Abstract

Inference has long been the concern of assorted disciplines that vary in focus, rationale, apparatus, terminology, and achievement. There would appear an inverse proportion between the range and the orderliness of the knowledge accumulated by the various disciplines. Literary study tends to the first extreme, logic and its heritage in modern pragmatics to the second, either imbalance precluding a viable account of the field or even a comprehensive research program. To have the best of the two worlds, I argue, discourse inference (hence its study) at large must be reconceived as an integrative activity: out of the wide repertoire of sense-making resources available to humans, the inferrer opts for the mechanism(s) that will best integrate the given text in or with the context. Among inference types, presupposition figures here as exemplary because it is the most encoded and determinate (vis-a-vis, say, implicature) yet also the most controversial and the most resistant on inspection to the idea of formal systematizing, whether the logico-semantic or the so-called "pragmatic" way. After fifty years of formalist sound and fury, therefore, resystematizing presupposition by appeal to the inferrer's quest for integration should also adjudicate between the respective analytic paradigms in general. Among presuppositional triggers, in turn, factivity (e.g., the verb "know") recommends itself for paradigmatic analysis by its centrality within this inference type, as well as within language, and by its intersection with various other disciplines, from epistemology to narrative theory.

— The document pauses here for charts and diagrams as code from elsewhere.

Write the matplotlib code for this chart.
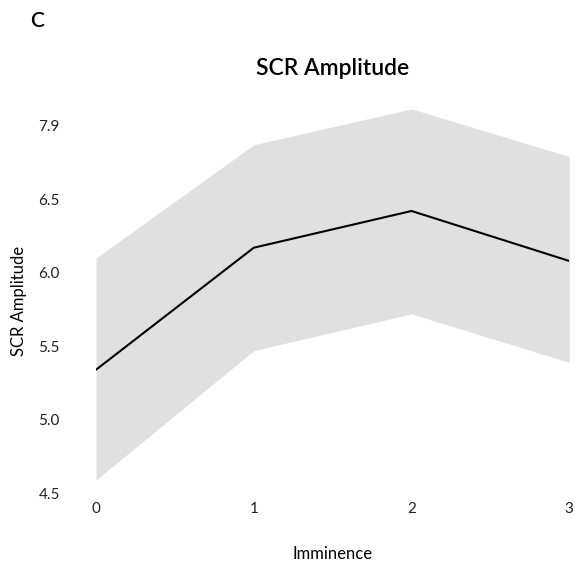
import matplotlib.pyplot as plt
import numpy as np

plt.rcParams['font.family'] = ['Lato', 'DejaVu Sans']

imminence = [0, 1, 2, 3]
scrMean = [5.34, 6.17, 6.42, 6.08]
scrUpper = [6.10, 6.87, 7.115, 6.79]
scrLower = [4.59, 5.47, 5.72, 5.39]
yTicks = [4.5, 5.0, 5.5, 6.0, 6.5, 7.0]
yTickLabels = ['4.5', '5.0', '5.5', '6.0', '6.5', '7.9']

fig = plt.figure(figsize=(5.75, 5.63), dpi=100)
ax = fig.add_axes([0.167, 0.124, 0.823, 0.684])

ax.fill_between(imminence, scrLower, scrUpper, color='#e0e0e0', linewidth=0)
ax.plot(imminence, scrMean, color='black', linewidth=1.5)

ax.set_xlim(0, 3)
ax.set_ylim(4.5, 7.12)
ax.set_xticks(imminence)
ax.set_yticks(yTicks)
ax.set_yticklabels(yTickLabels)
ax.tick_params(length=0, labelsize=11, colors='#222222')
ax.tick_params(axis='x', pad=6)
ax.tick_params(axis='y', pad=26)
for s in ax.spines.values():
	s.set_visible(False)

ax.set_xlabel('Imminence', fontsize=12, labelpad=22)
ax.set_ylabel('SCR Amplitude', fontsize=12, labelpad=8)
ax.set_title('SCR Amplitude', fontsize=16.5, fontweight='semibold', pad=24)
fig.text(0.052, 0.963, 'C', fontsize=15, fontweight='semibold', va='center', ha='left')

plt.savefig('out.png', dpi=100)
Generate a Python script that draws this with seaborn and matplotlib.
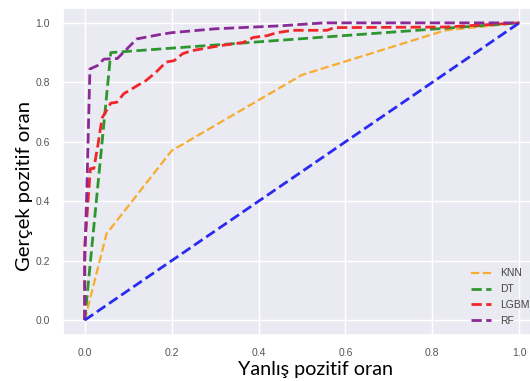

The argument starts by exposing the "dead end fallacy" that vitiates traditional approaches: they would rule out a priori, as "unacceptable/unreadable," instances of factivity that apparently contradict themselves. Actually, such clashes abound throughout discourse, and multiple resources for integrating them emerge. Far from disabling or defeating inference, contradiction and lesser incongruities rather powerfully activate and channel it. Of the available integrative resources, again, the perspectival mechanism turns out definitionally attached to factivity as a branch of nondirect (e.g., "knew that . . .") quotation. Like all discourse about discourse, it necessarily joins together the viewpoints of quoter and quotee (e.g., attributor cum presupposer and subject of "knowledge") for us to unpack. So all disharmonies there may cohere via our distribution of the givens (epistemic attitudes included) between the partners within some quoting mold. In extreme, traditionally "dead end" cases, the inconsistent-looking factive presupposition just gets shifted to a more oblique, free indirect quotee--with appropriate changes in the quoter's epistemic bond, narrative setup, and communicative (e.g., ironic) design. By way of ultimate test, the analysis then extends to negated factivity and to nonfactive triggers. Presupposition is accordingly redefined as an uncancelable yet shiftable inference type. By a further extension, it typifies the shuttle among language, world, and perspective whereby we make sense of discourse, always with an eye to the best fit. As literary discourse enacts this universal quest at its most artful, pragmatics would be wise to abandon the strange gods inherited from logic and align with poetics.